UK - Employer contributions to Scottish local authority pension schemes could increase after the Accounts Commission found the pensions deficit more than doubled in the last financial year.
The gap between the assets and liabilities of councils' pension funds widened from £3.8bn (€4.4bn) in 2009 to £9bn at the end of March 2010.
The 53% increase in the forecast liabilities outstripped by far a £4.5bn increase in the value of assets across Scottish public sector pension funds in the same period.
A spokeswoman for the public spending watchdog said market conditions accounted for the figures and that a recommendation for an increase in employers' contributions was "a possibility".
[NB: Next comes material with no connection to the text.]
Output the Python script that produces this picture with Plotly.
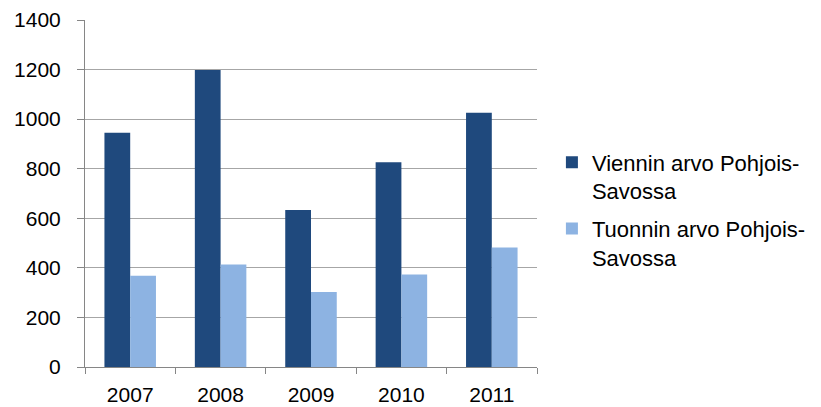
import plotly.graph_objects as go

years = ["2007", "2008", "2009", "2010", "2011"]
exports = [945, 1198, 633, 826, 1026]
imports = [368, 414, 303, 373, 482]
series_names = ["Viennin arvo Pohjois-<br>Savossa", "Tuonnin arvo Pohjois-<br>Savossa"]
y_ticks = [0, 200, 400, 600, 800, 1000, 1200, 1400]

FONT = "Liberation Sans, Arial, sans-serif"

fig = go.Figure()
fig.add_trace(go.Bar(x=years, y=exports, name=series_names[0],
                     marker=dict(color="#1F497D", line=dict(width=0)),
                     legendgroup="a"))
fig.add_trace(go.Bar(x=years, y=imports, name=series_names[1],
                     marker=dict(color="#8DB3E2", line=dict(width=0)),
                     legendgroup="b"))

fig.update_layout(
    width=821, height=407,
    margin=dict(l=85, r=284, t=20, b=40, autoexpand=False),
    paper_bgcolor="white", plot_bgcolor="white",
    barmode="group", bargap=0.43, bargroupgap=0,
    font=dict(family=FONT, size=21, color="#000000"),
    showlegend=True,
    legend=dict(x=1.033, y=0.65, xanchor="left", yanchor="top",
                font=dict(family=FONT, size=22, color="#000000"),
                valign="top", tracegroupgap=6, traceorder="grouped",
                bgcolor="rgba(0,0,0,0)"),
)
fig.update_xaxes(
    type="category", showline=True, linecolor="#868686", linewidth=1,
    ticks="outside", tickson="boundaries", ticklen=6, tickcolor="#868686",
    showgrid=False, tickfont=dict(size=21), ticklabelstandoff=9,
    automargin=False,
)
fig.update_yaxes(
    range=[0, 1400], tickvals=y_ticks, showline=True, linecolor="#868686",
    linewidth=1, ticks="outside", ticklen=7, tickcolor="#868686",
    showgrid=True, gridcolor="#A6A6A6", gridwidth=1, zeroline=False,
    tickfont=dict(size=21), ticklabelstandoff=12, automargin=False,
)

fig.write_html("out.html")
The prospect is unlikely to go down well with local authority schemes. Councils' contributions to the local government pension scheme increased by 24% from £542m to £670m between 2005-06 and 2009-10.
A £60m increase in employers' contribution in 2009-10 was the result of a 2008 triennial valuation.
Ian Hickman, a pensions manager at the Scottish Borders local authority pension fund, said the scheme wanted to see consistency on employers' contributions after recent volatility.
"These issues are being addressed through arrangements with the fund's actuaries to spread funding over a reasonable period of time," he told IPE. "We've been looking at contribution sharing arrangements on an ongoing basis to the past year or so."
In a submission to the government-commissioned Hutton Commission on public sector pension reform, the £10.5bn (€12.1bn) Strathclyde local authority pension scheme - one of the country's largest - urged the retention of a 2:1 employer-to-employee contributions ratio.
Pensions head Richard McIndoe said in the year-end submission: "This still seems an appropriate objective."